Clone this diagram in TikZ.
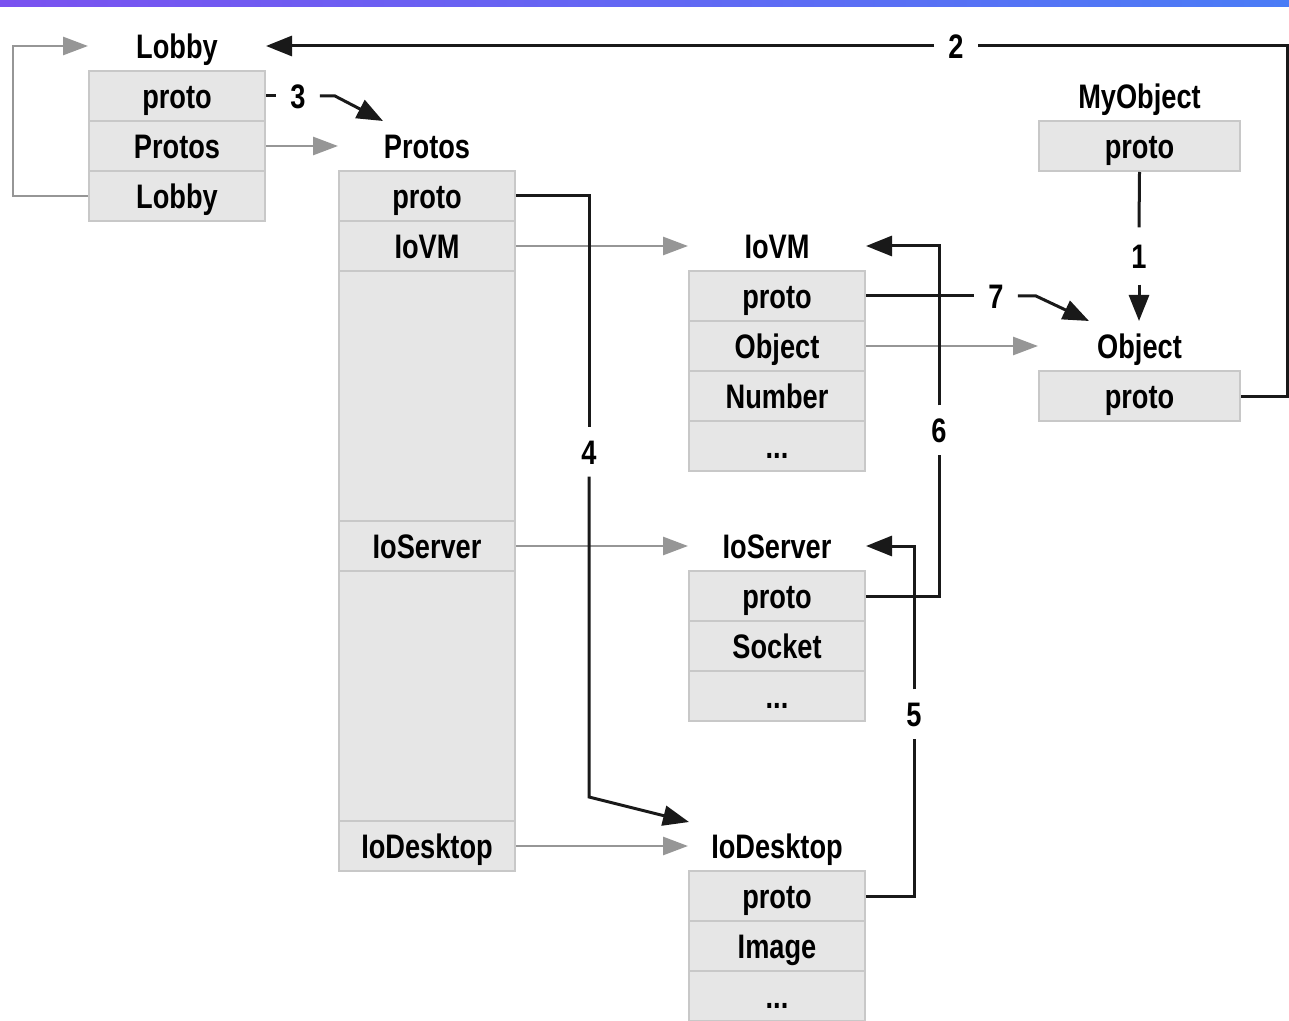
\documentclass[tikz,border=0pt]{standalone}
\usepackage{fontspec}
\setmainfont[FakeStretch=0.8]{Liberation Sans}
\usetikzlibrary{arrows.meta}
\definecolor{barL}{RGB}{122,82,240}
\definecolor{barR}{RGB}{74,124,246}
\definecolor{cellfill}{RGB}{230,230,230}
\definecolor{cellborder}{RGB}{200,200,200}
\definecolor{arrgray}{RGB}{150,150,150}
\definecolor{lineblack}{RGB}{25,25,25}
\newcommand{\fnt}{\bfseries\fontsize{17}{20}\selectfont}
\begin{document}
\begin{tikzpicture}[x=0.5pt,y=-0.5pt,
 cell/.style={draw=cellborder,fill=cellfill,line width=1pt,minimum width=88pt,minimum height=25pt,inner sep=0pt,font=\fnt,text height=12.2pt,text depth=0pt},
 ttl/.style={font=\fnt,inner sep=0pt,text height=12.2pt,text depth=0pt},
 lbl/.style={font=\fnt,inner xsep=7pt,inner ysep=6pt,text height=12.2pt,text depth=0pt},
 garr/.style={draw=arrgray,line width=1.4pt,-{Triangle[length=12.5pt,width=9pt]}},
 bline/.style={draw=lineblack,line width=1.5pt},
 barr/.style={bline,-{Triangle[length=13pt,width=10pt]}}]
\useasboundingbox (0,0) rectangle (1289,1021);
\shade[left color=barL,right color=barR] (0,0) rectangle (1289,7);

% Lobby
\node[ttl] (lobbyT) at (177,46) {Lobby};
\node[cell] (lobbyP) at (177,96) {proto};
\node[cell] (lobbyPr) at (177,146) {Protos};
\node[cell] (lobbyL) at (177,196) {Lobby};

% Protos
\node[ttl] (protosT) at (427,146) {Protos};
\node[cell] (protosP) at (427,196) {proto};
\node[cell] (protosV) at (427,246) {IoVM};
\node[cell,minimum height=125pt] (protosB1) at (427,396) {};
\node[cell] (protosS) at (427,546) {IoServer};
\node[cell,minimum height=125pt] (protosB2) at (427,696) {};
\node[cell] (protosD) at (427,846) {IoDesktop};

% IoVM
\node[ttl] (iovmT) at (777,246) {IoVM};
\node[cell] (iovmP) at (777,296) {proto};
\node[cell] (iovmO) at (777,346) {Object};
\node[cell] (iovmN) at (777,396) {Number};
\node[cell] (iovmE) at (777,446) {...};

% IoServer
\node[ttl] (iosT) at (777,546) {IoServer};
\node[cell] (iosP) at (777,596) {proto};
\node[cell] (iosS) at (777,646) {Socket};
\node[cell] (iosE) at (777,696) {...};

% IoDesktop
\node[ttl] (iodT) at (777,846) {IoDesktop};
\node[cell] (iodP) at (777,896) {proto};
\node[cell] (iodI) at (777,946) {Image};
\node[cell] (iodE) at (777,996) {...};

% MyObject / Object
\node[ttl] (myT) at (1139.5,96) {MyObject};
\node[cell,minimum width=100.5pt] (myP) at (1139.5,146) {proto};
\node[ttl] (objT) at (1139.5,346) {Object};
\node[cell,minimum width=100.5pt] (objP) at (1139.5,396) {proto};

% labels
\node[lbl,inner ysep=8pt] (l1) at (1139,256) {1};
\node[lbl] (l2) at (956,46) {2};
\node[lbl] (l3) at (298,96) {3};
\node[lbl] (l4) at (589,452) {4};
\node[lbl] (l5) at (914,714) {5};
\node[lbl] (l6) at (939,430) {6};
\node[lbl] (l7) at (996,296) {7};

\coordinate (c2) at (1287,46);
\coordinate (a1) at (1139,321);
\coordinate (a3) at (383,121);
\coordinate (c4) at (589,797);
\coordinate (a4) at (689,822);
\coordinate (a7) at (1089,321);

% gray arrows
\draw[garr] (lobbyL.west) -- ++(-75,0) |- (lobbyT -| lobbyP.west);
\draw[garr] (lobbyPr.east) -- (protosT -| protosP.west);
\draw[garr] (protosV.east) -- (iovmT -| iovmP.west);
\draw[garr] (protosS.east) -- (iosT -| iosP.west);
\draw[garr] (protosD.east) -- (iodT -| iodP.west);
\draw[garr] (iovmO.east) -- (objT -| objP.west);

% black arrows
\draw[bline] (myP.south) -- (l1.north);
\draw[barr] (l1.south) -- (a1);

\draw[bline] (objP.east) -| (c2) -- (l2.east);
\draw[barr] (l2.west) -- (lobbyT -| lobbyP.east);

\draw[bline] (lobbyP.east) -- (l3.west);
\draw[barr] (l3.east) -- ++(15,0) -- (a3);

\draw[bline] (protosP.east) -| (l4.north);
\draw[barr] (l4.south) -- (c4) -- (a4);

\draw[bline] (iodP.east) -| (l5.south);
\draw[barr] (l5.north) |- (iosT -| iosP.east);

\draw[bline] (iosP.east) -| (l6.south);
\draw[barr] (l6.north) |- (iovmT -| iovmP.east);

\draw[bline] (iovmP.east) -- (l7.west);
\draw[barr] (l7.east) -- ++(18,0) -- (a7);
\end{tikzpicture}
\end{document}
━━━━━━━━━━━━━━━━
= WHAT TO DO =
Repeat the listing verbatim. Skip the pictures.

= THE OUTPUT =
Clone this diagram in TikZ.
\documentclass[tikz,border=0pt]{standalone}
\usepackage{fontspec}
\setmainfont[FakeStretch=0.8]{Liberation Sans}
\usetikzlibrary{arrows.meta}
\definecolor{barL}{RGB}{122,82,240}
\definecolor{barR}{RGB}{74,124,246}
\definecolor{cellfill}{RGB}{230,230,230}
\definecolor{cellborder}{RGB}{200,200,200}
\definecolor{arrgray}{RGB}{150,150,150}
\definecolor{lineblack}{RGB}{25,25,25}
\newcommand{\fnt}{\bfseries\fontsize{17}{20}\selectfont}
\begin{document}
\begin{tikzpicture}[x=0.5pt,y=-0.5pt,
 cell/.style={draw=cellborder,fill=cellfill,line width=1pt,minimum width=88pt,minimum height=25pt,inner sep=0pt,font=\fnt,text height=12.2pt,text depth=0pt},
 ttl/.style={font=\fnt,inner sep=0pt,text height=12.2pt,text depth=0pt},
 lbl/.style={font=\fnt,inner xsep=7pt,inner ysep=6pt,text height=12.2pt,text depth=0pt},
 garr/.style={draw=arrgray,line width=1.4pt,-{Triangle[length=12.5pt,width=9pt]}},
 bline/.style={draw=lineblack,line width=1.5pt},
 barr/.style={bline,-{Triangle[length=13pt,width=10pt]}}]
\useasboundingbox (0,0) rectangle (1289,1021);
\shade[left color=barL,right color=barR] (0,0) rectangle (1289,7);

% Lobby
\node[ttl] (lobbyT) at (177,46) {Lobby};
\node[cell] (lobbyP) at (177,96) {proto};
\node[cell] (lobbyPr) at (177,146) {Protos};
\node[cell] (lobbyL) at (177,196) {Lobby};

% Protos
\node[ttl] (protosT) at (427,146) {Protos};
\node[cell] (protosP) at (427,196) {proto};
\node[cell] (protosV) at (427,246) {IoVM};
\node[cell,minimum height=125pt] (protosB1) at (427,396) {};
\node[cell] (protosS) at (427,546) {IoServer};
\node[cell,minimum height=125pt] (protosB2) at (427,696) {};
\node[cell] (protosD) at (427,846) {IoDesktop};

% IoVM
\node[ttl] (iovmT) at (777,246) {IoVM};
\node[cell] (iovmP) at (777,296) {proto};
\node[cell] (iovmO) at (777,346) {Object};
\node[cell] (iovmN) at (777,396) {Number};
\node[cell] (iovmE) at (777,446) {...};

% IoServer
\node[ttl] (iosT) at (777,546) {IoServer};
\node[cell] (iosP) at (777,596) {proto};
\node[cell] (iosS) at (777,646) {Socket};
\node[cell] (iosE) at (777,696) {...};

% IoDesktop
\node[ttl] (iodT) at (777,846) {IoDesktop};
\node[cell] (iodP) at (777,896) {proto};
\node[cell] (iodI) at (777,946) {Image};
\node[cell] (iodE) at (777,996) {...};

% MyObject / Object
\node[ttl] (myT) at (1139.5,96) {MyObject};
\node[cell,minimum width=100.5pt] (myP) at (1139.5,146) {proto};
\node[ttl] (objT) at (1139.5,346) {Object};
\node[cell,minimum width=100.5pt] (objP) at (1139.5,396) {proto};

% labels
\node[lbl,inner ysep=8pt] (l1) at (1139,256) {1};
\node[lbl] (l2) at (956,46) {2};
\node[lbl] (l3) at (298,96) {3};
\node[lbl] (l4) at (589,452) {4};
\node[lbl] (l5) at (914,714) {5};
\node[lbl] (l6) at (939,430) {6};
\node[lbl] (l7) at (996,296) {7};

\coordinate (c2) at (1287,46);
\coordinate (a1) at (1139,321);
\coordinate (a3) at (383,121);
\coordinate (c4) at (589,797);
\coordinate (a4) at (689,822);
\coordinate (a7) at (1089,321);

% gray arrows
\draw[garr] (lobbyL.west) -- ++(-75,0) |- (lobbyT -| lobbyP.west);
\draw[garr] (lobbyPr.east) -- (protosT -| protosP.west);
\draw[garr] (protosV.east) -- (iovmT -| iovmP.west);
\draw[garr] (protosS.east) -- (iosT -| iosP.west);
\draw[garr] (protosD.east) -- (iodT -| iodP.west);
\draw[garr] (iovmO.east) -- (objT -| objP.west);

% black arrows
\draw[bline] (myP.south) -- (l1.north);
\draw[barr] (l1.south) -- (a1);

\draw[bline] (objP.east) -| (c2) -- (l2.east);
\draw[barr] (l2.west) -- (lobbyT -| lobbyP.east);

\draw[bline] (lobbyP.east) -- (l3.west);
\draw[barr] (l3.east) -- ++(15,0) -- (a3);

\draw[bline] (protosP.east) -| (l4.north);
\draw[barr] (l4.south) -- (c4) -- (a4);

\draw[bline] (iodP.east) -| (l5.south);
\draw[barr] (l5.north) |- (iosT -| iosP.east);

\draw[bline] (iosP.east) -| (l6.south);
\draw[barr] (l6.north) |- (iovmT -| iovmP.east);

\draw[bline] (iovmP.east) -- (l7.west);
\draw[barr] (l7.east) -- ++(18,0) -- (a7);
\end{tikzpicture}
\end{document}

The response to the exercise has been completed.